On Tue, Oct 29, 2013 at 08:23:43PM +0100, Szabolcs Nagy wrote:
> * Kurt H Maier <khm@...ops.net> [2013-10-29 18:53:38 +0000]:
> > Quoting Andrew Bradford <andrew@...dfordembedded.com>:
> > >How often is this a concern?
> > >How are people obtaining non-release source trees not via an scm tool?
> > >
> > 
> > By pulling on one machine and copying it to various build hosts.  The
> > fewer build dependencies, the better.
> > 
> 
> or building in a chroot
> or in qemu from a v9fs mount
> ...
> 
> the build should not fail if git is unavailable

Exactly.

> otherwise the version string is not critical in that case
> (if it's a make variable then it can be overridden from
> config.mak or from the make cmdline anyway)

It's not _critical_, but if it's horribly wrong, that defeats the
purpose of being able to determine the version installed. Perhaps a
good fallback approach would be:

1. Have a version file which always contains the most recent released
   version (i.e. it's updated in the tagged commit for the release).

2. At build time, if git is available and .git exists, use git
   describe to construct the version string.

3. Otherwise, use the version file (from #1 above), and if .git
   exists, append -unknown-git or similar to it so that it's clear
   that there may be changes beyond what was in the release.

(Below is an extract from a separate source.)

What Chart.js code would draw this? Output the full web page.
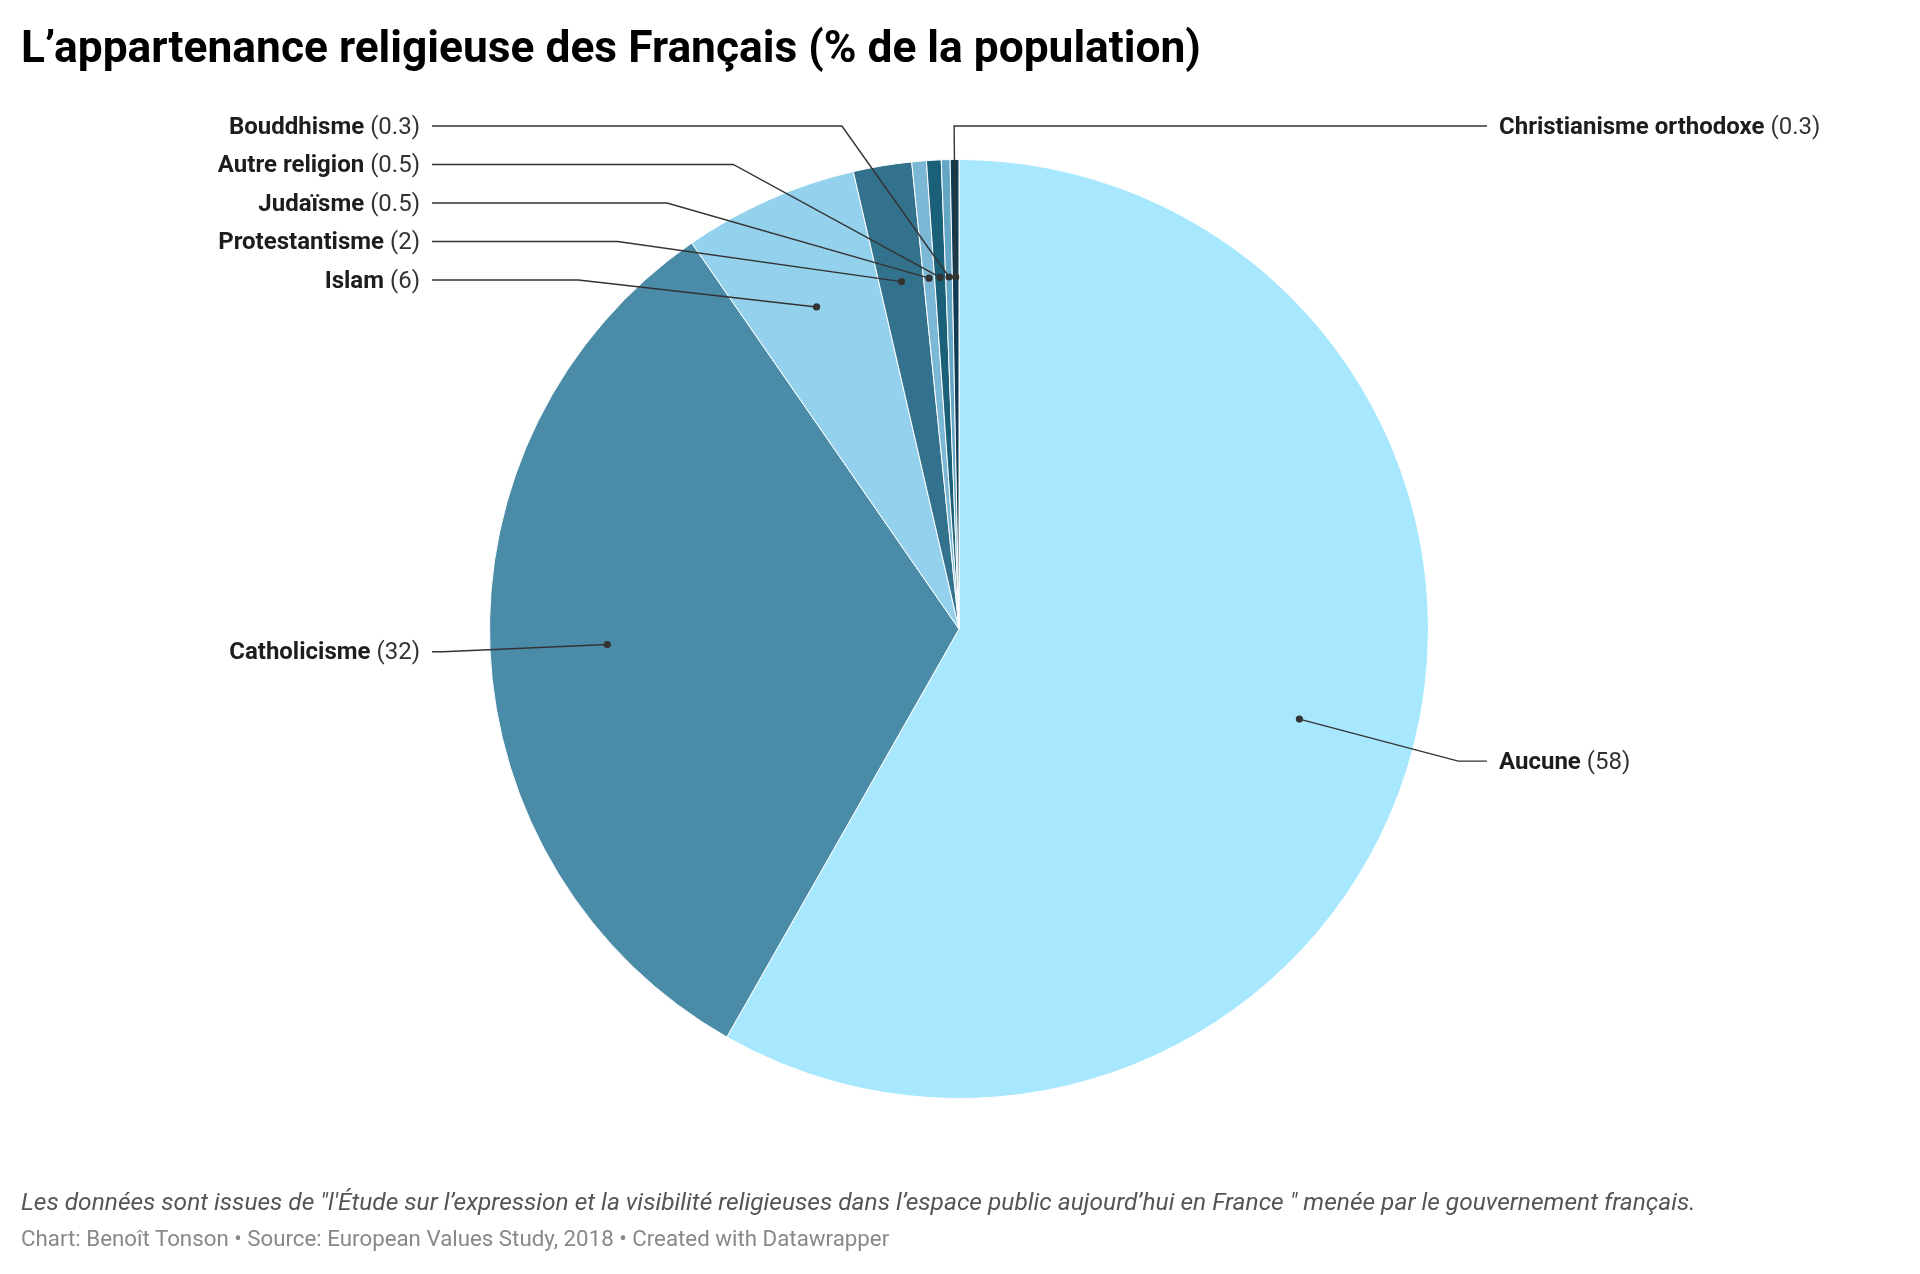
<!DOCTYPE html>
<html lang="fr">
<head>
<meta charset="utf-8">
<script src="https://cdn.jsdelivr.net/npm/chart.js@4.4.1/dist/chart.umd.min.js"></script>
<style>
  html, body { margin: 0; padding: 0; background: #fff; }
  body { width: 1920px; height: 1274px; position: relative; overflow: hidden; font-family: Roboto, "Noto Sans", sans-serif; }
  #chart { position: absolute; left: 0; top: 0; }
  .title { position: absolute; left: 21px; top: 21px; font-size: 44.3px; font-weight: 700; color: #000; white-space: nowrap; }
  .note { position: absolute; left: 21px; top: 1187px; font-size: 24.5px; font-style: italic; color: #555; white-space: nowrap; }
  .byline { position: absolute; left: 21px; top: 1225px; font-size: 22.3px; color: #888; white-space: nowrap; }
</style>
</head>
<body>
<canvas id="chart" width="1920" height="1274"></canvas>
<div class="title">L’appartenance religieuse des Français (% de la population)</div>
<div class="note">Les données sont issues de "l'Étude sur l’expression et la visibilité religieuses dans l’espace public aujourd’hui en France " menée par le gouvernement français.</div>
<div class="byline">Chart: Benoît Tonson • Source: European Values Study, 2018 • Created with Datawrapper</div>
<script>
// Data
const religions = ['Aucune', 'Catholicisme', 'Islam', 'Protestantisme', 'Judaïsme', 'Autre religion', 'Bouddhisme', 'Christianisme orthodoxe'];
const shares = [58, 32, 6, 2, 0.5, 0.5, 0.3, 0.3];
const sliceColors = ['#a8e8fe', '#4a8ba8', '#93d1ed', '#33728d', '#7ab8d6', '#1a6079', '#64a6c6', '#103b52'];

// Leader lines + labels, Datawrapper style
const leaderLabels = {
    id: 'leaderLabels',
    afterDatasetsDraw(chart) {
        const ctx = chart.ctx;
        const arcs = chart.getDatasetMeta(0).data;
        if (!arcs.length) return;
        const cx = arcs[0].x, cy = arcs[0].y, r = arcs[0].outerRadius;
        const dotR = r * 0.75;
        const elbowR = r * 1.1;
        const rowGap = 38.5;
        const topLimit = 126;
        const fontSize = 24;

        const items = arcs.map((arc, i) => {
            const mid = (arc.startAngle + arc.endAngle) / 2;
            return {
                i,
                mid,
                dotX: cx + Math.cos(mid) * dotR,
                dotY: cy + Math.sin(mid) * dotR,
                natY: cy + Math.sin(mid) * elbowR,
                side: Math.cos(mid) >= -0.001 ? 1 : -1
            };
        });
        // the thinnest slice at the top goes to the right-hand column
        items[items.length - 1].side = 1;

        [-1, 1].forEach(side => {
            const group = items.filter(it => it.side === side).sort((a, b) => a.natY - b.natY);
            let prev = -Infinity;
            group.forEach(it => {
                it.y = Math.max(it.natY, topLimit, prev + rowGap);
                prev = it.y;
            });
        });

        ctx.save();
        items.forEach(it => {
            const dy = it.y - cy;
            let ex;
            const dotSide = it.dotX - cx >= 0 ? 1 : -1;
            if (dotSide !== it.side) {
                ex = cx + Math.cos(it.mid) * elbowR;
            } else {
                ex = cx + it.side * Math.sqrt(Math.max(elbowR * elbowR - dy * dy, 0));
            }
            const lineEnd = it.side === 1 ? 1487 : 432;
            ctx.strokeStyle = '#333';
            ctx.lineWidth = 1.4;
            ctx.beginPath();
            ctx.moveTo(it.dotX, it.dotY);
            ctx.lineTo(ex, it.y);
            ctx.lineTo(lineEnd, it.y);
            ctx.stroke();

            ctx.fillStyle = '#333';
            ctx.beginPath();
            ctx.arc(it.dotX, it.dotY, 3.6, 0, Math.PI * 2);
            ctx.fill();

            const name = religions[it.i];
            const val = ' (' + shares[it.i] + ')';
            ctx.textBaseline = 'middle';
            ctx.font = 'bold ' + fontSize + 'px Roboto';
            const wName = ctx.measureText(name).width;
            ctx.font = fontSize + 'px Roboto';
            const wVal = ctx.measureText(val).width;
            const tx = it.side === 1 ? 1499 : 420 - wName - wVal;
            ctx.textAlign = 'left';
            ctx.font = 'bold ' + fontSize + 'px Roboto';
            ctx.fillStyle = '#1d1d1d';
            ctx.fillText(name, tx, it.y + 1.5);
            ctx.font = fontSize + 'px Roboto';
            ctx.fillStyle = '#333';
            ctx.fillText(val, tx + wName, it.y + 1.5);
        });
        ctx.restore();
    }
};

const ctx = document.getElementById('chart').getContext('2d');
new Chart(ctx, {
    type: 'pie',
    data: {
        labels: religions,
        datasets: [{
            data: shares,
            backgroundColor: sliceColors,
            borderColor: '#fff',
            borderWidth: 1
        }]
    },
    options: {
        responsive: false,
        devicePixelRatio: 1,
        animation: false,
        layout: {
            padding: { top: 159, bottom: 175, left: 489, right: 491 }
        },
        plugins: {
            legend: { display: false },
            tooltip: { enabled: false }
        }
    },
    plugins: [leaderLabels]
});
</script>
</body>
</html>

Clearly the version string should make it into the dynamic linker's
usage output, but is there anywhere else it should be visible (such as
a string in static binaries, or a confstr() string)? I don't want to
go adding bloat that makes users mad, but it also may be frustrating
not to know what version a binary was linked with, so I think this is
a question that merits some discussion.